I'm comparison reading a lot of robot-human love stories these days, and they really run the gamut. I tend to like robots more like Asimov's than (2004-9) Battlestar Galactica humanoid cylons which are really for all intents and purposes just more human characters with the occasional cyborg/mechanical oddity. (There are other things I liked about BG. Well, up through Season 2.)
Liberation's Kiss is squarely in the SF Romance camp: light on science, heavy on two young, beautiful characters finding wholeness & happiness by coming together. Worth reading as an example of the genre. My favorite scene was where she crawls inside his form fitting yet expandable suit which he then zips up to hide her. The feeling (safe, protected, skin-to-skin) was the emphasis, but the ungainly bizarreness of the image appealed to me.
I think that's indicative of what I was missing throughout: Philip K. Dick-style ungainliness, oddity, complication. But I respect that readers have different tastes, and I think there's more than enough room in the universe for a wide variety of SF.

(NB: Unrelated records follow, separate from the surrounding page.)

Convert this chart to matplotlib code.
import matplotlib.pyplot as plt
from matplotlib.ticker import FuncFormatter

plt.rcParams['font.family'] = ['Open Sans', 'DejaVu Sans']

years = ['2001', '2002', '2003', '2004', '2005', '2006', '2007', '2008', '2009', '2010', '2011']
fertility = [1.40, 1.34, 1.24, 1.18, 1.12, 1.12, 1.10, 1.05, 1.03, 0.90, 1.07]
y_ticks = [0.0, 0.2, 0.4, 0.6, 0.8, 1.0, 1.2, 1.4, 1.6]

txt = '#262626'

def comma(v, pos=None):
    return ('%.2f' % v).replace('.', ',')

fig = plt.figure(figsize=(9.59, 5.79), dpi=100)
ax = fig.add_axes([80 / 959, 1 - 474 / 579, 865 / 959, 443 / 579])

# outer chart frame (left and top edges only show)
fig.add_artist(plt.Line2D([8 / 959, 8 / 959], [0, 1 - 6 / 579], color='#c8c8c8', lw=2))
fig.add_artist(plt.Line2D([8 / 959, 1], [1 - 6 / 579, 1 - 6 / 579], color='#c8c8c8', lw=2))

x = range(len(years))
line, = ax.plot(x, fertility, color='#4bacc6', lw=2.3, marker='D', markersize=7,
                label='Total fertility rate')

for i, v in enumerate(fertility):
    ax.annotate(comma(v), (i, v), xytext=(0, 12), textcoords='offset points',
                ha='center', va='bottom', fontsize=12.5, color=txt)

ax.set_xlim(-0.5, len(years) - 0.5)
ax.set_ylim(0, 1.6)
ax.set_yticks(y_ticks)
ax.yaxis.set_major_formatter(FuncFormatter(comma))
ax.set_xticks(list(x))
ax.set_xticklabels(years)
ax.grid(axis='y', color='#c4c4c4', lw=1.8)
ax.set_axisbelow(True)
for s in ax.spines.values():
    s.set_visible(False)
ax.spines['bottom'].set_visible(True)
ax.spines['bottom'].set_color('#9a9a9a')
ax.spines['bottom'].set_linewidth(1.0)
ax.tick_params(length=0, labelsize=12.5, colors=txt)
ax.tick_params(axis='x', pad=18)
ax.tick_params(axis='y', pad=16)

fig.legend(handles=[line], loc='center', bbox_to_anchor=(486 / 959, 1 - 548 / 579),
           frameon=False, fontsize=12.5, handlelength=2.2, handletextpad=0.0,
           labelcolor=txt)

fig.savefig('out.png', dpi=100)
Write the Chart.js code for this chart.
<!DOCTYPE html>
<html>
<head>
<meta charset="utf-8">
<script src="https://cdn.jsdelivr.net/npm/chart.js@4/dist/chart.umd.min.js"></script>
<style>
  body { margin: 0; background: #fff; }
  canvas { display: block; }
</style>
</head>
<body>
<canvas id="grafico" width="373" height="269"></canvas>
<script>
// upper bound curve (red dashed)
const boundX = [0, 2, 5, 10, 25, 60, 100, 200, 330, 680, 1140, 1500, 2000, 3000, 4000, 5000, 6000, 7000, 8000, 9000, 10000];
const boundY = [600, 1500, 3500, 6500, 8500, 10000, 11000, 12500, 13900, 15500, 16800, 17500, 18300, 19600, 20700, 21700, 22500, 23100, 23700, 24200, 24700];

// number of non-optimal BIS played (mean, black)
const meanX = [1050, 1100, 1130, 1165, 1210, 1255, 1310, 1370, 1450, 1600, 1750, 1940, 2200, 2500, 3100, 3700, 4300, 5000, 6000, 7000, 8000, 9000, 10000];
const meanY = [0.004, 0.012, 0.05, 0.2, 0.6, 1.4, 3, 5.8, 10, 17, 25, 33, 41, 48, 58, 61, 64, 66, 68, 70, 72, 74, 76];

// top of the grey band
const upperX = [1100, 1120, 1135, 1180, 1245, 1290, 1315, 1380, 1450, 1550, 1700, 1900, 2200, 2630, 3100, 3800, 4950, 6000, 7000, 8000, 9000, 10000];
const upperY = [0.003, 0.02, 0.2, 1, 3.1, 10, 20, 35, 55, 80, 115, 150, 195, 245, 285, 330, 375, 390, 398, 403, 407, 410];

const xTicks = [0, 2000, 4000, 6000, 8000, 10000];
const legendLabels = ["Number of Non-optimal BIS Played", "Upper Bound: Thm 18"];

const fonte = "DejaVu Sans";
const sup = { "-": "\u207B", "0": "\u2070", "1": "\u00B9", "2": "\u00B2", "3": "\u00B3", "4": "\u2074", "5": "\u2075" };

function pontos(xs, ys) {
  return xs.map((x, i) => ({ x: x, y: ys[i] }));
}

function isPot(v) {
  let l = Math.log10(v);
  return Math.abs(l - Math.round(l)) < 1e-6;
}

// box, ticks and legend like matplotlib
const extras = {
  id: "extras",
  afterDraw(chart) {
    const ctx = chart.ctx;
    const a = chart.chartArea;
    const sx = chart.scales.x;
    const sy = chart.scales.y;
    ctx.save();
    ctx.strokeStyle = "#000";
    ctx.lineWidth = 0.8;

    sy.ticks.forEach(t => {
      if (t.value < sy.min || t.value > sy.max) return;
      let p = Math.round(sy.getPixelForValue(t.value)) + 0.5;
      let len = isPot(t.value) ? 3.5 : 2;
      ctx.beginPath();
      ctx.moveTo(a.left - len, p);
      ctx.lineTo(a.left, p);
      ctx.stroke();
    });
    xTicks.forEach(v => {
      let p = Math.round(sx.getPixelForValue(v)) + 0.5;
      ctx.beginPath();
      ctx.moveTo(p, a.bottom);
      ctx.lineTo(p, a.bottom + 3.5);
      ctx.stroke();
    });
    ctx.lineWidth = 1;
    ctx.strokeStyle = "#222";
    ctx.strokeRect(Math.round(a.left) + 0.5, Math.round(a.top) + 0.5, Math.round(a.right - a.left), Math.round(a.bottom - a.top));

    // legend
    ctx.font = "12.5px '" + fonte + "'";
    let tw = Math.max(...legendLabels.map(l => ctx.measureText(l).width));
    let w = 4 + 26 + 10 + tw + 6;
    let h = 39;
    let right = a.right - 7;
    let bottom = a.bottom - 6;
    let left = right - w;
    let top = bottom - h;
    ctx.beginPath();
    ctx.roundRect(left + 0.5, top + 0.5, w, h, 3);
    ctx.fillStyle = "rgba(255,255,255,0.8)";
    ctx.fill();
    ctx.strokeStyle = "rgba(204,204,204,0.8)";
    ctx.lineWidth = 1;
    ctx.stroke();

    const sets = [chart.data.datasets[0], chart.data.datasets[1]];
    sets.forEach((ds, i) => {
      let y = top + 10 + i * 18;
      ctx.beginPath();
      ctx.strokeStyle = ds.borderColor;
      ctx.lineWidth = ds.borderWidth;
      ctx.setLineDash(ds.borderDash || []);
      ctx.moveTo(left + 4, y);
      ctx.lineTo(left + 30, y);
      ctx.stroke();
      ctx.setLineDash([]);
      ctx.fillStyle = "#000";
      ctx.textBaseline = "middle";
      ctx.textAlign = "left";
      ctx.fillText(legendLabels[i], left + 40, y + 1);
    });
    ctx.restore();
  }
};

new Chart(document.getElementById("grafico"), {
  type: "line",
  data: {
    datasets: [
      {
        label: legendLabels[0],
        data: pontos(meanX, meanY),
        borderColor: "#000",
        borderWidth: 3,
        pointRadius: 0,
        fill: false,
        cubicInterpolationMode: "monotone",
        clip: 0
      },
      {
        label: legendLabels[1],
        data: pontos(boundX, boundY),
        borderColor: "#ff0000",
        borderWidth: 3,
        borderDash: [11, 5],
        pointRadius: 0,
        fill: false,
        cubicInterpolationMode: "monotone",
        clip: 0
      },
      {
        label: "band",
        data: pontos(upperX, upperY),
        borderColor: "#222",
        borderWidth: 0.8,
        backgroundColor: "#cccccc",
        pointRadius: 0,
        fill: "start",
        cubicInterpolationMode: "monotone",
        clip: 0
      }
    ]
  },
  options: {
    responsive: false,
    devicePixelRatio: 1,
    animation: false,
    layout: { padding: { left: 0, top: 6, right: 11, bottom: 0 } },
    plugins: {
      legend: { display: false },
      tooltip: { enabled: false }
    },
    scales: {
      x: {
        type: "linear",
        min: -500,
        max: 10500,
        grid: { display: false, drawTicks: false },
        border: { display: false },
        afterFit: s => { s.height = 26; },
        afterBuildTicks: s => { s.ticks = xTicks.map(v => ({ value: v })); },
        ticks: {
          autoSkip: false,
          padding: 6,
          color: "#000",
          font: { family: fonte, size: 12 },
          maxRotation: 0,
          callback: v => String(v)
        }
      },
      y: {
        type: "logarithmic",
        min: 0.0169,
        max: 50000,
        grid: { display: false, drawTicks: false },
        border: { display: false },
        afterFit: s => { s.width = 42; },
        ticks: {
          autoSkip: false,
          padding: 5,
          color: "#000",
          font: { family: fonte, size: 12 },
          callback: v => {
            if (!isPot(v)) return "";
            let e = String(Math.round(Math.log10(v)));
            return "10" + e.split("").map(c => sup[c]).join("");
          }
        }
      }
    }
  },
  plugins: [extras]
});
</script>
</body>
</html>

The polar opposite is one of my new favorite books, Cassandra Rose Clarke's The Mad Scientist's Daughter, in which the setting is near future, realistic, and you never forget the robot is mechanical. Even when you're rooting for Cat and Finn, it's deeply disturbing, and the relationship they evolve is anything but straightforward. In fact, the times when Cat thinks it's uncomplicated are the moments she later matures to realize reflected her selfishness and how she too has denigrated his personhood, even while claiming to be a champion for his right to be a "he" instead of an "it." The style is lyrical; the emotion is gut-wrenchingly intense. I couldn't put it down.